The RBI’s monetary policy committee started its 3-day deliberations for the first bi-monthly monetary policy
of 2019-20 on Tuesday. Expectations of a rate cut are riding high in the market and there is a general sense that the key lending rate may be cut by 25 basis points to boost economic activity. In a report issued on Tuesday, Care Ratings said, “The monetary policy meet is widely expected to see the RBI going in for a rate cut. This is based on the premise that the CPI inflation has remained well within the RBI’s four per cent target since the last 7 months and is likely to remain range bound in the next 2-3 months. In addition, subdued domestic economic growth could also prompt the RBI to lower its interest rates.
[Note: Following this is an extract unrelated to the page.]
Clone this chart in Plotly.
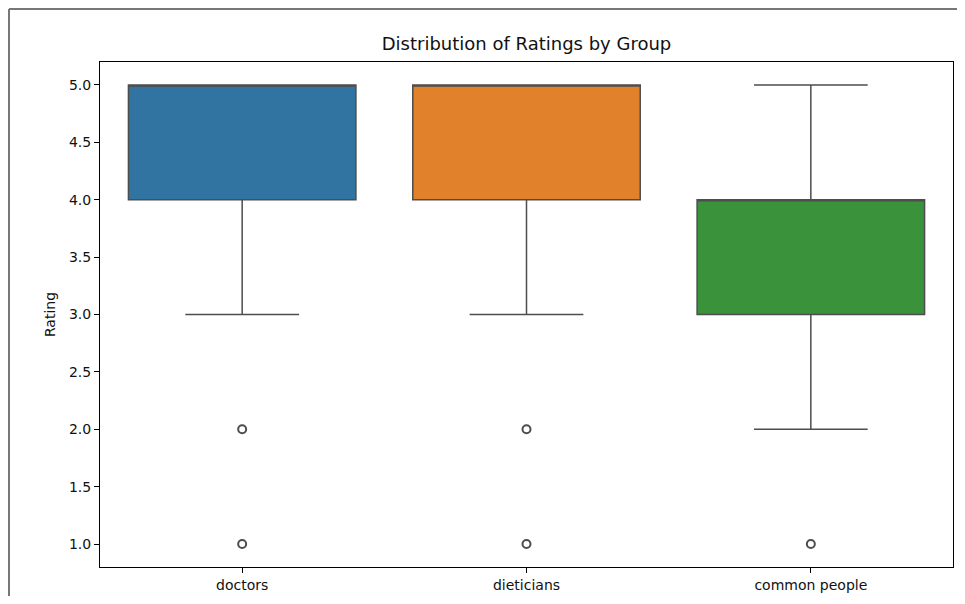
import plotly.graph_objects as go

groups = ["doctors", "dieticians", "common people"]
q1 = [4.0, 4.0, 3.0]
median = [5.0, 5.0, 4.0]
q3 = [5.0, 5.0, 4.0]
lower_fence = [3.0, 3.0, 2.0]
upper_fence = [5.0, 5.0, 5.0]
outliers = {
    "doctors": [1.0, 2.0],
    "dieticians": [1.0, 2.0],
    "common people": [1.0],
}
colors = ["#3274a1", "#e1812c", "#3a923a"]
line_color = "#4d4d4d"

fig = go.Figure()
for i, g in enumerate(groups):
    fig.add_trace(go.Box(
        x=[g], q1=[q1[i]], median=[median[i]], q3=[q3[i]],
        lowerfence=[lower_fence[i]], upperfence=[upper_fence[i]],
        fillcolor=colors[i], line=dict(color=line_color, width=1.5),
        width=0.8, whiskerwidth=0.5, boxpoints=False, showlegend=False,
    ))
    fig.add_trace(go.Scatter(
        x=[g] * len(outliers[g]), y=outliers[g], mode="markers",
        marker=dict(symbol="circle-open", size=8, color=line_color,
                    line=dict(width=2, color=line_color)),
        showlegend=False, hoverinfo="skip",
    ))

OFF = 8  # page body margin
L, R, T, B = 100 - OFF, 953 - OFF, 62 - OFF, 567 - OFF
W, H = 965 - 2 * OFF, 604 - 2 * OFF
px = lambda x: (x - L) / (R - L)
py = lambda y: (B - y) / (B - T)

fig.update_layout(
    width=W, height=H,
    margin=dict(l=L, r=W - R, t=T, b=H - B, pad=0),
    plot_bgcolor="white", paper_bgcolor="white",
    font=dict(family="DejaVu Sans", size=14, color="#111111"),
    title=dict(text="Distribution of Ratings by Group", xref="paper", x=0.5, xanchor="center",
               yref="container", y=1 - (44 - OFF) / H, yanchor="middle",
               font=dict(size=18, color="#111111")),
    xaxis=dict(type="category", range=[-0.5, 2.5], showline=True, mirror=True,
               linecolor="black", linewidth=1, ticks="outside", ticklen=5,
               tickcolor="black", showgrid=False, zeroline=False),
    yaxis=dict(range=[0.8, 5.2], dtick=0.5, tick0=1.0, tickformat=".1f",
               showline=True, mirror=True, linecolor="black", linewidth=1,
               ticks="outside", ticklen=5, tickcolor="black", showgrid=False,
               zeroline=False, title=dict(text="Rating", standoff=10, font=dict(size=14))),
    shapes=[
        dict(type="line", xref="paper", yref="paper", x0=px(1), x1=px(1),
             y0=py(1), y1=py(H + 20), line=dict(color="#777777", width=2)),
        dict(type="line", xref="paper", yref="paper", x0=px(1), x1=px(W + 20),
             y0=py(1), y1=py(1), line=dict(color="#777777", width=2)),
    ],
)

fig.write_html("out.html")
We, therefore, expect a rate cut of 25 bps in this credit policy.”
Besides, the domestic markets have received support from robust global sentiment as investors were encouraged by signs of strengthening economic indicators that showed improvement in manufacturing activity in China and the United States.
Asian bourses followed Wall Street gains on Tuesday amid strong indications of improving global macro-economic picture. On Wall Street, the Standard & Poor’s 500 index rose for a third straight day on Monday, gaining 1.2 per cent, and Dow Jones Industrial Average jumped 1.3 per cent.
Taking cues from the US stocks, the Shanghai Composite index rose 0.3 per cent, Hang Seng edged up 0.21 per cent and Kospi advanced 0.4 per cent. While, Japan’s Nikkei 225 was flat.
As rupee recovered 40 paise to finally settle at 68.74 against the US dollar, market participants said that foreign fund inflows in the debt and equity markets helped the rupee recover along with support from the Reserve Bank’s announcement of a second tranche of dollar-rupee swap.
The RBI on Monday said that it will inject long-term liquidity worth $5 billion in banking system through dollar-rupee swap for a tenure of three years on April 23, the second such auction within a month.
V K Sharma, head PCG & Capital Markets Strategy, HDFC Securities, said, “Sovereign bonds gain as RBI’s currency swap will add to liquidity in the banking system.” He further added that “the swap auction comes ahead of the important RBI policy statement that is scheduled this week. The central bank is expected to cut rates and a dovish statement could put pressure on the rupee”.